Nomura Securities, for practical purposes, closed its fixed-income research department when it dismissed its six-member team over the course of several weeks, culminating in the departures of three major securitization researchers last week.

Market sources now say the Japanese investment bank will buy its research, although it is not clear how the bank would source that product. Mark Adelson left Nomura Securities last week, after more than six years with the firm. Adelson was a managing director and spearheaded Nomura's structured finance research efforts. Also departing Nomura recently were fellow researchers James Manzi and Diana Berezina, who had been with the company for seven years and three years, respectively. Both Manzi and Berezina handled an array of asset classes, with particular focus on CMBS and residential MBS.
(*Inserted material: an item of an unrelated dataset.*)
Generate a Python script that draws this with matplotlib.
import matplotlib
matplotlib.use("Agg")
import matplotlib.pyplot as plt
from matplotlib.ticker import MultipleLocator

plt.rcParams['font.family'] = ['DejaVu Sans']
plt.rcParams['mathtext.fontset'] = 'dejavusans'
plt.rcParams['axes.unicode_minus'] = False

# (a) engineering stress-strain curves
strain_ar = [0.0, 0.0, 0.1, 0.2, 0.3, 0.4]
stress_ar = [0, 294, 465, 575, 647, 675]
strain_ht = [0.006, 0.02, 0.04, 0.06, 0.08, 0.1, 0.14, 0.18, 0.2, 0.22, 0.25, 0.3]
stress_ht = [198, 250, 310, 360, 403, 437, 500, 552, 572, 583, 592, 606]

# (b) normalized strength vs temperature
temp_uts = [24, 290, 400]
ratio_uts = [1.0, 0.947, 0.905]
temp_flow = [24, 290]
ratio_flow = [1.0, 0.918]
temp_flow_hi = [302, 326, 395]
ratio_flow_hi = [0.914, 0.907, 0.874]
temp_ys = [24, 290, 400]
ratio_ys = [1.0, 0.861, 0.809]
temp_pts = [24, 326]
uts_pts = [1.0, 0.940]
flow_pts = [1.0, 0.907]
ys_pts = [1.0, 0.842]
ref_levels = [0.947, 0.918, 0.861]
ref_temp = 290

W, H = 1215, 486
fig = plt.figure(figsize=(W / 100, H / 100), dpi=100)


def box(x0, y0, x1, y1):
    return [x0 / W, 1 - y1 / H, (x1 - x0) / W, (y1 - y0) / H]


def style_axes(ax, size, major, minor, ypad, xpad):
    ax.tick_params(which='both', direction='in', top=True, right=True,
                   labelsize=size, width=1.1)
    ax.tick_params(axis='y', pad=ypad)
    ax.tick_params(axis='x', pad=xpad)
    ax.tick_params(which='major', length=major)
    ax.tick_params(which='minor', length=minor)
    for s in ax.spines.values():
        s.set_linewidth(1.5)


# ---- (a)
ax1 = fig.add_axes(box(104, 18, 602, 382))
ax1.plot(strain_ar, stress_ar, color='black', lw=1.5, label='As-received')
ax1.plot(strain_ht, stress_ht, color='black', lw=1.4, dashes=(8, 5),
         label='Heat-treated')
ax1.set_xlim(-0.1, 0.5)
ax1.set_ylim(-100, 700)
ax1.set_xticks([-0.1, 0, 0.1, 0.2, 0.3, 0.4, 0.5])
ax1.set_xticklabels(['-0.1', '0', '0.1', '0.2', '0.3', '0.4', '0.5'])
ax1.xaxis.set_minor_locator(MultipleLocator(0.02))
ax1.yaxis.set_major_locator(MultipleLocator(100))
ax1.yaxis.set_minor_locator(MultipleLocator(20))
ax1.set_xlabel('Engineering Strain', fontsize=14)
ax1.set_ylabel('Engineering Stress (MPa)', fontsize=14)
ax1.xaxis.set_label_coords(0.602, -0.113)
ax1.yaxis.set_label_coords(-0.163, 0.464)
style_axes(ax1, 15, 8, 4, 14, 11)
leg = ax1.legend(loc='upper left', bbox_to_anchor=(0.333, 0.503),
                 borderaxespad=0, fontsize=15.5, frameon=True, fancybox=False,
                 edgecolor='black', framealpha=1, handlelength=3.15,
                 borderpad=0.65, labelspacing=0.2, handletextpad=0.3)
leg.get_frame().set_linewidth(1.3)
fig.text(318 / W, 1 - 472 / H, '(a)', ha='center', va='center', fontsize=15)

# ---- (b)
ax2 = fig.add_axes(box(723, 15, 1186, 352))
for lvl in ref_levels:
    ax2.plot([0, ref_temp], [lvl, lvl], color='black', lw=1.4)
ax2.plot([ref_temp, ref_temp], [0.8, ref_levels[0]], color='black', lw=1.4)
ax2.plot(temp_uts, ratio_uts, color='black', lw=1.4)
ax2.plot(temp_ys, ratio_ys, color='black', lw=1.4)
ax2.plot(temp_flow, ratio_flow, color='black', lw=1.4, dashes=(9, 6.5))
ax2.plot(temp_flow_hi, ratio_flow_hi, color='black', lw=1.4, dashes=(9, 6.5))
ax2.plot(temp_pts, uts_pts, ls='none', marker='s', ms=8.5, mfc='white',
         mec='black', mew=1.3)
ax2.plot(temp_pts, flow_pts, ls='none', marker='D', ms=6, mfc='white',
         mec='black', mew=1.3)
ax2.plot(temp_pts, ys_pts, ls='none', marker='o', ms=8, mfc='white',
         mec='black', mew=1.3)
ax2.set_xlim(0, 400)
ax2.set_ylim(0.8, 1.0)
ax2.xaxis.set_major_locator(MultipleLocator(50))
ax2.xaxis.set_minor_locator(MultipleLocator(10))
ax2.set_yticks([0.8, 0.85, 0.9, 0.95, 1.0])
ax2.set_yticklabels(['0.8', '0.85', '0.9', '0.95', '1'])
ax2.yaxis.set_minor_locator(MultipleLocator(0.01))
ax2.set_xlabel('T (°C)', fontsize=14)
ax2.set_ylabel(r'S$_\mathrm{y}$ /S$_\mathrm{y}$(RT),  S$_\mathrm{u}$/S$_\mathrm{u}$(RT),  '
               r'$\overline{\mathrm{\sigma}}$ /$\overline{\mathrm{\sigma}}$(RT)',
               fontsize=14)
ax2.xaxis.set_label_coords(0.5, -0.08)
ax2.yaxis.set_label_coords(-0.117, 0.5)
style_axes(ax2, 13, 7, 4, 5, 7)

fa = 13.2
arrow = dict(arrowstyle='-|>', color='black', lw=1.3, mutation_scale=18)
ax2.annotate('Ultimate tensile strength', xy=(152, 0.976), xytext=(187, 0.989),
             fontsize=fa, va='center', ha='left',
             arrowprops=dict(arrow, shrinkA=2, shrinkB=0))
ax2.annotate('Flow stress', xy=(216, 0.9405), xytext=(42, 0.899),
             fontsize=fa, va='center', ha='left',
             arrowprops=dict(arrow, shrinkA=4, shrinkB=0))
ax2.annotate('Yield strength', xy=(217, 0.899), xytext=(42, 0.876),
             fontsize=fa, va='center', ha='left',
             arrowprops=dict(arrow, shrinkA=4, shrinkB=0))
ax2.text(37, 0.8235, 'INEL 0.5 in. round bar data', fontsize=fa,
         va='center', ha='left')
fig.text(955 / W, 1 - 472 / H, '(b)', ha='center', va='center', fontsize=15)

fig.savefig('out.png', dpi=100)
These layoffs happened just weeks after the exit of David Jacob, Nomura's former head of fixed-income research.

Aside from the departures of those three analysts, market sources say the investment bank let the rest of the fixed-income research department go, except for one unnamed analyst who was offered consulting work.

The decision marked a turnaround from the days when Nomura played a key role in developing the commercial mortgage conduit business. Years later, Nomura's commercial mortgage conduit business suffered a huge decline after the Asian economic crisis and subsequent Russian defaults in 1998 led to a massive selloff in bonds, said market sources. Market sources add that Nomura's decision to shut down its research department last week is confirmation that its commitment to building a thriving fixed-income enterprise in the U.S. had waned over the years.

"Nomura was not classically in the business anymore. They eliminated their traditional sellside platform a while ago," one market source said. "I think it's just a step toward them exiting the structured product capacity [of their business altogether]."

Before Nomura, Adelson had worked at Moody's Investors Service for more than nine years as a managing director in the MBS, ABS, and ABCP areas, according to market sources. Prior to Moody's, Adelson practiced law at Thacher Proffitt & Wood, where he began his securitization career as an MBS lawyer.

Nomura did not comment about the fixed-income team. In the investment bank's first-quarter financial results, however, the company said that net revenue in fixed income jumped 94.8% compared to the prior quarter, thanks to record orders for currency-linked and interest-rate structured bonds. That offset a 31.2 billion ($262 million) loss due to the deterioration of the U.S. RMBS market.